My thesis will take up the challenge presented by Joan Wallach Scott of writing a new history, through an analysis not only of the relationship between male and female experience in the past, but also of the connection between past history and current historical practice. The underlying purpose of my thesis is to resist the colonialist appropriations produced by a primitivizing discourse, of which a vital component has been the erasure of gender from the archaeological record. History figures in this approach not exclusively as a record of changes in the social organization of ancient Maya society, but rather will be taken more crucially into account as a participant in the production of knowledge that reproduces gender asymmetry. From the earliest archaeological research in the mid-nineteenth century, which sought to establish the origin of the ancient Maya, to current Americanist discourses which attempt to classify Maya sociopolitical systems, the Monjas complex at Chichen Itza has played a vital role. Each of the interpretations of the Monjas has involved a similar process of selecting and decontextualizing fragments of data. The bulk of archaeological data has been provided by John Bolles' excavation of the Monjas in 1932-34 for the Carnegie Institution of Washington.
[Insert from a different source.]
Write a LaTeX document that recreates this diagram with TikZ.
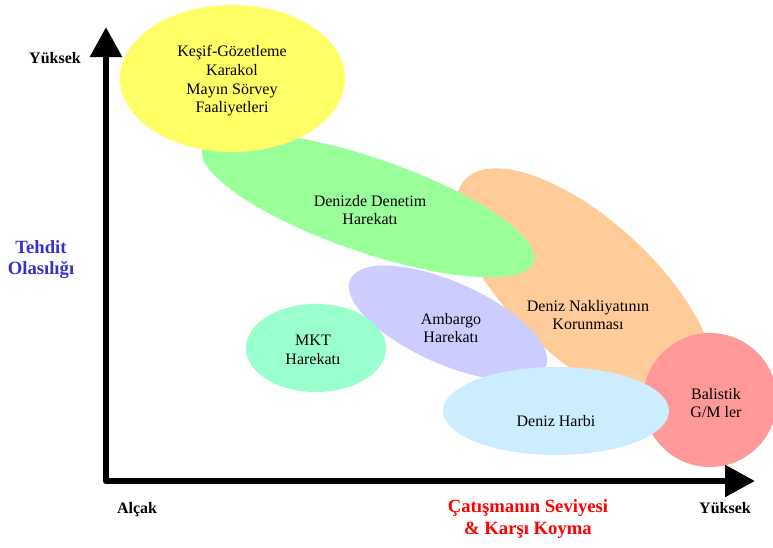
\documentclass[tikz,border=0pt]{standalone}
\usepackage{fontspec}
\setmainfont{Liberation Serif}
\usetikzlibrary{arrows.meta}
\definecolor{sari}{HTML}{FFFF66}
\definecolor{yesil}{HTML}{99FF99}
\definecolor{turuncu}{HTML}{FFCC99}
\definecolor{lila}{HTML}{CCCCFF}
\definecolor{nane}{HTML}{99FFCC}
\definecolor{acikmavi}{HTML}{CCECFF}
\definecolor{pembe}{HTML}{FF9999}
\definecolor{tehditmavi}{HTML}{3333CC}
\definecolor{kirmizi}{HTML}{FF0000}
\begin{document}
\begin{tikzpicture}[line cap=round,line join=round,x=0.75pt,y=-0.75pt,
  etiket/.style={font=\fontsize{12}{14}\selectfont,align=center,inner sep=0pt},
  eksen/.style={font=\fontsize{12}{14}\selectfont\bfseries,anchor=base,inner sep=0pt},
  baslik/.style={font=\fontsize{14}{15.8}\selectfont\bfseries,align=center,inner sep=0pt},
  ucgen/.tip={Triangle[length=22.5pt,width=23pt]}]
\useasboundingbox (0,0) rectangle (773,547);
\fill [turuncu,rotate around={-42.5:(585,290)}] (585,290) ellipse (163 and 70);
\fill [pembe] (710,400) circle (67);
\fill [lila,rotate around={-24:(448,323)}] (448,323) ellipse (107 and 41);
\fill [yesil,rotate around={-19:(368,205)}] (368,205) ellipse (175 and 47);
\fill [sari] (232.5,78.5) ellipse (112.5 and 73.5);
\fill [acikmavi] (556,411) ellipse (113 and 44);
\fill [nane] (316,348) ellipse (70 and 44);
\coordinate (ust) at (106,27);
\coordinate (orijin) at (106,481);
\coordinate (sag) at (755,481);
\draw [line width=4.9pt,ucgen-ucgen] (ust) -- (orijin) -- (sag);
\node[etiket] (kesif) at (232,81) {Keşif-Gözetleme\\Karakol\\Mayın Sörvey\\Faaliyetleri};
\node[etiket] (denetim) at (370,210) {Denizde Denetim\\Harekatı};
\node[etiket] (nakliyat) at (588,315) {Deniz Nakliyatının\\Korunması};
\node[etiket] (ambargo) at (451,328) {Ambargo\\Harekatı};
\node[etiket] (mkt) at (313,350) {MKT\\Harekatı};
\node[etiket] (harbi) at (556,421) {Deniz Harbi};
\node[etiket] (balistik) at (716,403) {Balistik\\G/M ler};
\node[eksen] (yuksekY) at (55,63) {Yüksek};
\node[eksen] (alcak) at (137,513) {Alçak};
\node[eksen] (yuksekX) at (725,513) {Yüksek};
\node[baslik,text=tehditmavi] (tehdit) at (41,260) {Tehdit\\Olasılığı};
\node[baslik,text=kirmizi] (seviye) at (528,519) {Çatışmanın Seviyesi\\\& Karşı Koyma};
\end{tikzpicture}
\end{document}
In order to reinforce 'primitivist' views of the ancient Maya, scholars ignored evidence of residential function. Although recognizing residential patterns, processual archaeologists have also applied primitivist notions thus, organization within the lineage is presumed to be corporate, reciprocal, egalitarian. In this thesis I will explore the ideological uses of material objects constructing social relationships, and will instead argue that the function of the Monjas structure as a lineage residence included segregation based primarily on gender. I will suggest ways in which the subtle and active role played by these historically specific material remains could be seen to have produced and reproduced a gender hierarchy.